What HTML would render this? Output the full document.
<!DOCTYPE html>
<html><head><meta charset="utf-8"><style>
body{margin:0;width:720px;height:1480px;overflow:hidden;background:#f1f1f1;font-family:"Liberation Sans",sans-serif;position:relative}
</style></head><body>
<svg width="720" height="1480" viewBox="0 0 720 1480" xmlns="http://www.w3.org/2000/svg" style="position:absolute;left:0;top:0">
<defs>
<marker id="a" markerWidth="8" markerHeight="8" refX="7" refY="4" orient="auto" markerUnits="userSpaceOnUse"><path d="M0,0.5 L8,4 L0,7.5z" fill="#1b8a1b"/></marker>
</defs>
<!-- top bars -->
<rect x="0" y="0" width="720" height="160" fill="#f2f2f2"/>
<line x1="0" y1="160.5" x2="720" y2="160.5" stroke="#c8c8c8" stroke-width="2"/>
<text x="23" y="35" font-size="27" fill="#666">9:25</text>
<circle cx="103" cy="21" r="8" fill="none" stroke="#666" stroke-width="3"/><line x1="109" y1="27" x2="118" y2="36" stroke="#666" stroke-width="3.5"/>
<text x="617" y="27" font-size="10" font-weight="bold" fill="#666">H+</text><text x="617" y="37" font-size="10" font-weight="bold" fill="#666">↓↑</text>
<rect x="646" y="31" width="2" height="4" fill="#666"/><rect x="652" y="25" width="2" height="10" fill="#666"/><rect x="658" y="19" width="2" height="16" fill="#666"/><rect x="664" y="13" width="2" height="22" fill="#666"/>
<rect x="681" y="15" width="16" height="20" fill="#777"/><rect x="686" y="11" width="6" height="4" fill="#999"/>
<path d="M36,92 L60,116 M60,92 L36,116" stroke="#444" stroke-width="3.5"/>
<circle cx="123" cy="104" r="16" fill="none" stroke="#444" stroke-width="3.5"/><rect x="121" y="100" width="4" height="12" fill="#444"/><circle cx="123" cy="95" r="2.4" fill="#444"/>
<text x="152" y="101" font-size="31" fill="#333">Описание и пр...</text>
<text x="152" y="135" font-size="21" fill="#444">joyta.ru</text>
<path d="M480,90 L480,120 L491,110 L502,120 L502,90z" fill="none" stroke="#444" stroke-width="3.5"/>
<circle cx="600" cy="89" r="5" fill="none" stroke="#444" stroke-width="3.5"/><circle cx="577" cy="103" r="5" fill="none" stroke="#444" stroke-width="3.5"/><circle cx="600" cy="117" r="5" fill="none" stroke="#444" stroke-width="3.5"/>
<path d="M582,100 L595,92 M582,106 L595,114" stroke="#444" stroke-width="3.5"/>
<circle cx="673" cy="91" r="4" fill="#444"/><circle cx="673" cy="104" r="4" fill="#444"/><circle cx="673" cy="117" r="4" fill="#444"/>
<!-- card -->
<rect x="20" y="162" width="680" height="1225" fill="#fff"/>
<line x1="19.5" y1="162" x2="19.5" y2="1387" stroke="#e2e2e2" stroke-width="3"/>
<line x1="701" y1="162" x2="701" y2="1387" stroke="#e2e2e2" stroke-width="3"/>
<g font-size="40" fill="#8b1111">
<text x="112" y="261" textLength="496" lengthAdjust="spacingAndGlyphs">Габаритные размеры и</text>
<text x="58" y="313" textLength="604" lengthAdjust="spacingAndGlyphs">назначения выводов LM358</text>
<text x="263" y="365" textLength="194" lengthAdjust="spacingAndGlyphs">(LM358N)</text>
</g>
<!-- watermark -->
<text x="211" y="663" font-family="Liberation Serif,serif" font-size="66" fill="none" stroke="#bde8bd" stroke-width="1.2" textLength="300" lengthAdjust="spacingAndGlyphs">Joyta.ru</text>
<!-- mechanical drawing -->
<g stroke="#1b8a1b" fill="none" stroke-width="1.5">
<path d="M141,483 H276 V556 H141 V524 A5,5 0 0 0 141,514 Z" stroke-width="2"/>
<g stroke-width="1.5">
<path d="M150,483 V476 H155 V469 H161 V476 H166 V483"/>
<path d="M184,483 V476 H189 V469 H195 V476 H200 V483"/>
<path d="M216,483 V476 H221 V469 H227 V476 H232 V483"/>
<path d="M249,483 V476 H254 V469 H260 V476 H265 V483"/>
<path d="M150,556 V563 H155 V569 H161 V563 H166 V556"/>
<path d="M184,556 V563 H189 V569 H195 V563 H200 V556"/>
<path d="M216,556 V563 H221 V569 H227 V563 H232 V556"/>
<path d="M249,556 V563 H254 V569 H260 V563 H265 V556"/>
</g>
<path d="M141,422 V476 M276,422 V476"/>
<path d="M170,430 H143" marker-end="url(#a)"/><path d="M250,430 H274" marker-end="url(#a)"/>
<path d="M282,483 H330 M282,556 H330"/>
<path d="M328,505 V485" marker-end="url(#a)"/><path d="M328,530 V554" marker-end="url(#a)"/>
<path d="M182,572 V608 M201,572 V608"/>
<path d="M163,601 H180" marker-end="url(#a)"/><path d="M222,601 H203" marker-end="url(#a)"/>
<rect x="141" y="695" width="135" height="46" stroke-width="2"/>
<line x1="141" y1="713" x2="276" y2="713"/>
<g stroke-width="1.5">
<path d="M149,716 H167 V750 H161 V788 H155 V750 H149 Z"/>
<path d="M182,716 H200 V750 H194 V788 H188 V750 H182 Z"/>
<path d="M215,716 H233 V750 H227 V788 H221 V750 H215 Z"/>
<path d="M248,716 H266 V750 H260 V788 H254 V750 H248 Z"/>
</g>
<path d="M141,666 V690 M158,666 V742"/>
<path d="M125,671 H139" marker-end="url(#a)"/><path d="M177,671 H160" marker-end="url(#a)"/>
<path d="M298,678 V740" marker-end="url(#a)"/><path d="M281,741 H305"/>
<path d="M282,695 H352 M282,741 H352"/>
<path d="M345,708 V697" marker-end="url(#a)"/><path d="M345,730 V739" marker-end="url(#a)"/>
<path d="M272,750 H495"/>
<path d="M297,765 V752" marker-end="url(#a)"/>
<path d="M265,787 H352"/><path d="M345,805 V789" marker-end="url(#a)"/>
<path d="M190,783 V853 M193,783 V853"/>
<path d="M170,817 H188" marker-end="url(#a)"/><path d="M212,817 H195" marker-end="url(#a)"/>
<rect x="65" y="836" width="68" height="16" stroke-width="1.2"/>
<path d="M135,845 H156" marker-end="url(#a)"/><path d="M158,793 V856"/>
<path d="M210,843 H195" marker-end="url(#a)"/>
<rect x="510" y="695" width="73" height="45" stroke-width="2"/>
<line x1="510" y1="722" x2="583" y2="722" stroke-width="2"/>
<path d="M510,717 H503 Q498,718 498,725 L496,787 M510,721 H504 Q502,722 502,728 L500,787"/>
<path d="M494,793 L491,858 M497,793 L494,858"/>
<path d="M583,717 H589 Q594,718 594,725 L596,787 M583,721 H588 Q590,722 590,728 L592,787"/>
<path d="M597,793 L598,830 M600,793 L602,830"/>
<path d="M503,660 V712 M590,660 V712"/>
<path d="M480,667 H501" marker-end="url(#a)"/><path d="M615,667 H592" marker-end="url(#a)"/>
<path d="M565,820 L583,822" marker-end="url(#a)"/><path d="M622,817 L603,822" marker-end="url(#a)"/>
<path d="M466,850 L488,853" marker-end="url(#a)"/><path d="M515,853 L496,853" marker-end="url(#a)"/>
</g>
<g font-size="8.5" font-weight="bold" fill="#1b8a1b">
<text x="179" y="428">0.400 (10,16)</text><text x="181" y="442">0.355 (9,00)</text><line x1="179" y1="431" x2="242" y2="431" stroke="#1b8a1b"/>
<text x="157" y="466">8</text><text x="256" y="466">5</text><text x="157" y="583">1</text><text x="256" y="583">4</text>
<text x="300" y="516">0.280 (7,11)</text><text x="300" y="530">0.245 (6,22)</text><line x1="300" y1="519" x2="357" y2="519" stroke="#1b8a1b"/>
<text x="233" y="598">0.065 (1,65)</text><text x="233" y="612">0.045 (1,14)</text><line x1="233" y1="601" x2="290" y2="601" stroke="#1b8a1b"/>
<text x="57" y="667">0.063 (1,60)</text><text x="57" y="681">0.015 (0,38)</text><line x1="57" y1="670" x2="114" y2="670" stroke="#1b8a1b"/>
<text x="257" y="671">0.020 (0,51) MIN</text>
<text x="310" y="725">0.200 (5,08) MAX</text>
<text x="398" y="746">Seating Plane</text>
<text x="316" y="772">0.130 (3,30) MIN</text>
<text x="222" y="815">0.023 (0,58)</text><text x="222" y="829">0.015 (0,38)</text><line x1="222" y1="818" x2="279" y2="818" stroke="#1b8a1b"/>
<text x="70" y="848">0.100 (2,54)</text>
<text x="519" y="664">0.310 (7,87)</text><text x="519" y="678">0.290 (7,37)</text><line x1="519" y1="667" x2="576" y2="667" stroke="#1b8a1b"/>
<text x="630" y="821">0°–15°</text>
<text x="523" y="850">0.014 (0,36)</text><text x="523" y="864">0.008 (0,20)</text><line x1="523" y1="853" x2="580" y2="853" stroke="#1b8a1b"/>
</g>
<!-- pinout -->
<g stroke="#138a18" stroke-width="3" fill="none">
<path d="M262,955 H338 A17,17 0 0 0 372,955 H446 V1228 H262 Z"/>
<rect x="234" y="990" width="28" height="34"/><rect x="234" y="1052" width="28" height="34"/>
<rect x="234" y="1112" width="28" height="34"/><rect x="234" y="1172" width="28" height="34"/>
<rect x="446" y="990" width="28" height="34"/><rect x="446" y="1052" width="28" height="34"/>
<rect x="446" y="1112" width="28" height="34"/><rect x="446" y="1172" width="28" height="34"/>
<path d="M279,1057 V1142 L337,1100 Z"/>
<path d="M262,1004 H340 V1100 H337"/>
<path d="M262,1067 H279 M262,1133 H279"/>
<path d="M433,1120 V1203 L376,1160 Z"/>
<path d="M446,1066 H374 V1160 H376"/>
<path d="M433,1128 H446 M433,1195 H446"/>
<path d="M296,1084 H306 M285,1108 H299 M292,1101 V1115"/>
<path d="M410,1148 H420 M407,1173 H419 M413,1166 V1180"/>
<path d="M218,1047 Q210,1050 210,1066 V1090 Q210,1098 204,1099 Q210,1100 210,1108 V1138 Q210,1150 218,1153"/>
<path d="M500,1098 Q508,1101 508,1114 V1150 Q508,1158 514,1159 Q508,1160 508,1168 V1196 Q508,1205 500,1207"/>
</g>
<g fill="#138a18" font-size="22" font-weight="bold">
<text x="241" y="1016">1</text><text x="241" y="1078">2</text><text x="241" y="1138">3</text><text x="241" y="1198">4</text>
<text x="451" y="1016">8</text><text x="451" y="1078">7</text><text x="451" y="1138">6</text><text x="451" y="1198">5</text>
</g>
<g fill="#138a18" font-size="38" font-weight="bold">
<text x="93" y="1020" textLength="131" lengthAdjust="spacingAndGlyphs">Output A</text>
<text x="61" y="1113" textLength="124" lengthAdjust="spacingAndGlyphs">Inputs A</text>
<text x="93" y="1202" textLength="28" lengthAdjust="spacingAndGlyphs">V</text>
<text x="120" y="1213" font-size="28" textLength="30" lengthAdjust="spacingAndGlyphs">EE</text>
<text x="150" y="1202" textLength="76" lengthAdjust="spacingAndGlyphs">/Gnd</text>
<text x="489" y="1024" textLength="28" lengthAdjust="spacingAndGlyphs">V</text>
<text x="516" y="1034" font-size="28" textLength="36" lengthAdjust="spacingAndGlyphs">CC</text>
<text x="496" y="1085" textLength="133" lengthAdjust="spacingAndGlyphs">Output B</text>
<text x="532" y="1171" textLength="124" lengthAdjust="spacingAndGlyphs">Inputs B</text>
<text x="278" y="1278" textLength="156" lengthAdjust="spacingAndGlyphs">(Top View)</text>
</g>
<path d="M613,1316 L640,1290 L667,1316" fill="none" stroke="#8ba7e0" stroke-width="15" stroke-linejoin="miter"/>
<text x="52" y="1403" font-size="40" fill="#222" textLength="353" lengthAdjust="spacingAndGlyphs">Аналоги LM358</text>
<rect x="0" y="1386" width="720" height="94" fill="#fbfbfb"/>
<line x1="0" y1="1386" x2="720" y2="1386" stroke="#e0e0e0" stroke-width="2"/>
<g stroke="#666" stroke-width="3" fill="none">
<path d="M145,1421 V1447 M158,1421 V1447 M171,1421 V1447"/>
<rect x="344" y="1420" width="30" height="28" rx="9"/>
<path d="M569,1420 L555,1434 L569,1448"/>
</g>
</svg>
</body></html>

Your objective:
Determine how many lines include the word "Output" and report that number by itself.

Exercise result:
3